Salute

Una "firma" nel cervello dice se l'anestesia fa effetto

Una traccia specifica nell'attività cerebrale sarebbe in grado di segnalare quando il paziente è incosciente per effetto dei farmaci, cosa che anche il migliore anestesista oggi può solo "indovinare".

Per quanto sia uno dei più grandi successi della medicina moderna, l’anestesia ha ancora molto di “artigianale”. Innanzitutto, nello stabilire la dose dei farmaci necessari un medico deve fare molto a occhio. Ma non solo: anche per il clinico più attento è impossibile stabilire con certezza quanto profonda sia l’incoscienza del paziente che sta per essere operato. Almeno fino a oggi.

La firma della coscienza. In uno studio appena pubblicato su Computational Biology, un gruppo di ricercatori dell’Università di Cambridge riporta di avere individuato una “firma” specifica nell’attività cerebrale in grado di segnalare se il paziente è davvero addormentato.

Grazie a una serie di precedenti ricerche è noto che via via che la coscienza “si spegne, cessa anche la trasmissione di segnali tra diverse aree del cervello. Tanto che l’attività di questa rete di comunicazione, misurabile con l’elettroencefalogramma, è stata anche considerata (a livello sperimentale) un segnale della presenza di una coscienza residua in pazienti in stato vegetativo.

Se ci sei, batti un colpo. Nello studio, a una ventina di volontari è stato iniettato uno dei più tipici farmaci anestetici, il propofol, fino alla stesso limite, chiedendo loro di premere un bottone o un altro diverso a seconda del segnale che udivano mentre si addormentavano. Nel frattempo, veniva monitorata la loro attività cerebrale con l’elettroencefalogramma. Raggiunta la dose, alcuni dei volontari erano ancora svegli e in grado di svolgere il compito, mentre altri erano già incoscienti. Esaminando il tracciato dell’elettroencefalogramma, i ricercatori hanno notato differenze nette tra coloro che si erano addormentati prima o dopo, in particolare nella comunicazione tra aree cerebrali svolta dalle onde alfa, le tipiche onde elettriche del cervello in stato di veglia e di rilassamento.
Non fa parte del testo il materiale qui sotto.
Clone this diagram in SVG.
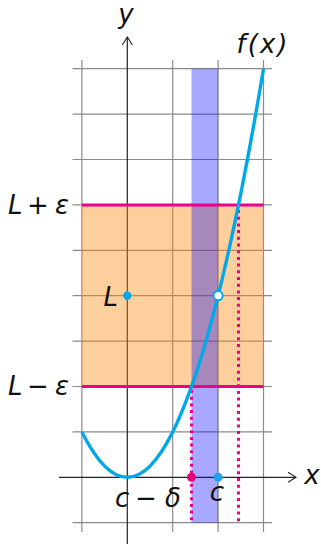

Non solo: queste differenze erano già evidenti anche nei soggetti svegli. E proprio in base a esse gli scienziati sono stati in gradi di prevedere chi avrebbe reagito prima all’anestesia. «Maggiore l’attività del network in partenza, maggiore la quantità di farmaco di cui è probabile la persona abbia bisogno per essere addormentata», ha commentato Srivas Chennu, uno degli autori dello studio.

addormentamento Su misura. Secondo i ricercatori, queste ricerche potrebbero essere sfruttate per mettere a punto un sistema relativamente semplice in grado di segnalare al medico quando può essere sicuro che l’anestesia ha fatto effetto. È da tempo che ci si prova. In passato è stata utilizzata la cosiddetta tecnica dell’«avambraccio isolato»: un manicotto gonfiabile stringeva il braccio per impedire il passaggio a valle del gomito dei farmaci somministrati insieme all’anestetico per bloccare i muscoli, in modo che il paziente potesse muovere almeno la mano per rispondere a comandi tipo “se sei sveglio stringi il pugno”.

Un’altra macchina basata sull’elettroencefalogramma per capire la profondità dell’anestesia è arrivata nelle sale operatorie a partire da una decina di anni fa, ma molti anestesisti la giudicano poco utile ai fini pratici, e secondo gli ultimi dati non sarebbe neppure troppo affidabile.

Chissà se l’ultimo studio porterà a un’applicazione in grado di soddisfare i medici, e dare una ragionevole certezza ai pazienti di addormentarsi con precisione “chirurgica”.